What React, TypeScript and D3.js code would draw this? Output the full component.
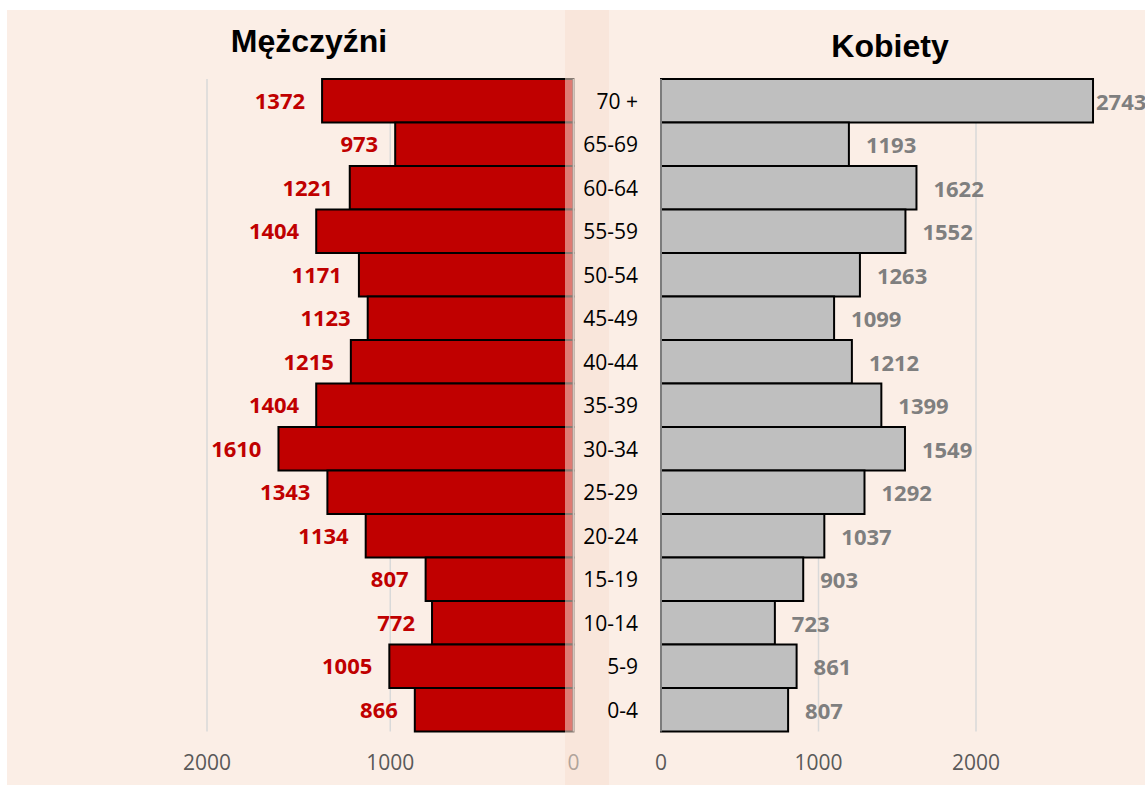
import React from "react";
import * as d3 from "d3";

const categories = ["70 +", "65-69", "60-64", "55-59", "50-54", "45-49", "40-44", "35-39", "30-34", "25-29", "20-24", "15-19", "10-14", "5-9", "0-4"];
const men = [1372, 973, 1221, 1404, 1171, 1123, 1215, 1404, 1610, 1343, 1134, 807, 772, 1005, 866];
const women = [2743, 1193, 1622, 1552, 1263, 1099, 1212, 1399, 1549, 1292, 1037, 903, 723, 861, 807];
const ticks = [0, 1000, 2000];
const titleMen = "Mężczyźni";
const titleWomen = "Kobiety";

const W = 1145;
const H = 785;
const BG = "#FBEEE6";
const OVER = "#F8E0D2";
const FONT = "'Open Sans', 'Noto Sans', sans-serif";

export default function App() {
  const y = d3.scaleBand<string>().domain(categories).range([79, 731.5]).padding(0);
  const xL = d3.scaleLinear().domain([0, 2000]).range([573.5, 207]);
  const xR = d3.scaleLinear().domain([0, 2000]).range([661, 976]);
  const top = y.range()[0];
  const bottom = y.range()[1];
  const labelY = (c: string) => (y(c) as number) + y.bandwidth() / 2 + 8;
  const rightLabelX = (v: number) => {
    const x = xR(v) + 17;
    return x + 50 > W ? xR(v) + 3 : x;
  };

  return (
    <svg width={W} height={H} style={{ position: "absolute", left: 0, top: 0 }}>
      <rect x={0} y={0} width={W} height={H} fill="#fff" />
      {/* Left chart */}
      <g>
        <rect x={7} y={10} width={602} height={H - 10} fill={BG} />
        {ticks.filter((t) => t > 0).map((t) => (
          <line key={t} x1={xL(t)} x2={xL(t)} y1={top} y2={bottom} stroke="#D9D9D9" strokeWidth={1.5} />
        ))}
        {categories.map((c, i) => (
          <rect key={c} x={xL(men[i])} y={y(c)} width={xL(0) - xL(men[i])} height={y.bandwidth()} fill="#C00000" stroke="#000" strokeWidth={2} />
        ))}
        <line x1={xL(0)} x2={xL(0)} y1={top} y2={bottom} stroke="#A6A6A6" strokeWidth={1.5} />
        {categories.map((c, i) => (
          <text key={c} x={xL(men[i]) - 17} y={labelY(c)} textAnchor="end" fontFamily={FONT} fontWeight={700} fontSize={22} fill="#C00000">{men[i]}</text>
        ))}
        {ticks.map((t) => (
          <text key={t} x={xL(t)} y={770} textAnchor="middle" fontFamily={FONT} fontSize={21} fill="#595959">{t}</text>
        ))}
        <text x={309} y={52} textAnchor="middle" fontFamily="'Liberation Sans', Arial, sans-serif" fontWeight={700} fontSize={32} fill="#000">{titleMen}</text>
      </g>
      {/* Right chart */}
      <g>
        <rect x={565} y={10} width={W - 565} height={H - 10} fill={OVER} fillOpacity={0.55} />
        {ticks.filter((t) => t > 0).map((t) => (
          <line key={t} x1={xR(t)} x2={xR(t)} y1={top} y2={bottom} stroke="#D9D9D9" strokeWidth={1.5} />
        ))}
        {categories.map((c, i) => (
          <rect key={c} x={xR(0)} y={y(c)} width={xR(women[i]) - xR(0)} height={y.bandwidth()} fill="#BFBFBF" stroke="#000" strokeWidth={2} />
        ))}
        <line x1={xR(0)} x2={xR(0)} y1={top} y2={bottom} stroke="#A6A6A6" strokeWidth={1.5} />
        {categories.map((c, i) => (
          <text key={c} x={rightLabelX(women[i])} y={labelY(c) + 1} textAnchor="start" fontFamily={FONT} fontWeight={700} fontSize={22} fill="#7F7F7F">{women[i]}</text>
        ))}
        {categories.map((c) => (
          <text key={c} x={638} y={labelY(c)} textAnchor="end" fontFamily={FONT} fontSize={21} fill="#000">{c}</text>
        ))}
        {ticks.map((t) => (
          <text key={t} x={xR(t)} y={770} textAnchor="middle" fontFamily={FONT} fontSize={21} fill="#595959">{t}</text>
        ))}
        <text x={890} y={57} textAnchor="middle" fontFamily="'Liberation Sans', Arial, sans-serif" fontWeight={700} fontSize={32} fill="#000">{titleWomen}</text>
      </g>
    </svg>
  );
}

━━━━━━━━━━

### Goal
Which lines contain "React"? Copy each of them.

### The completed task
What React, TypeScript and D3.js code would draw this? Output the full component.
import React from "react";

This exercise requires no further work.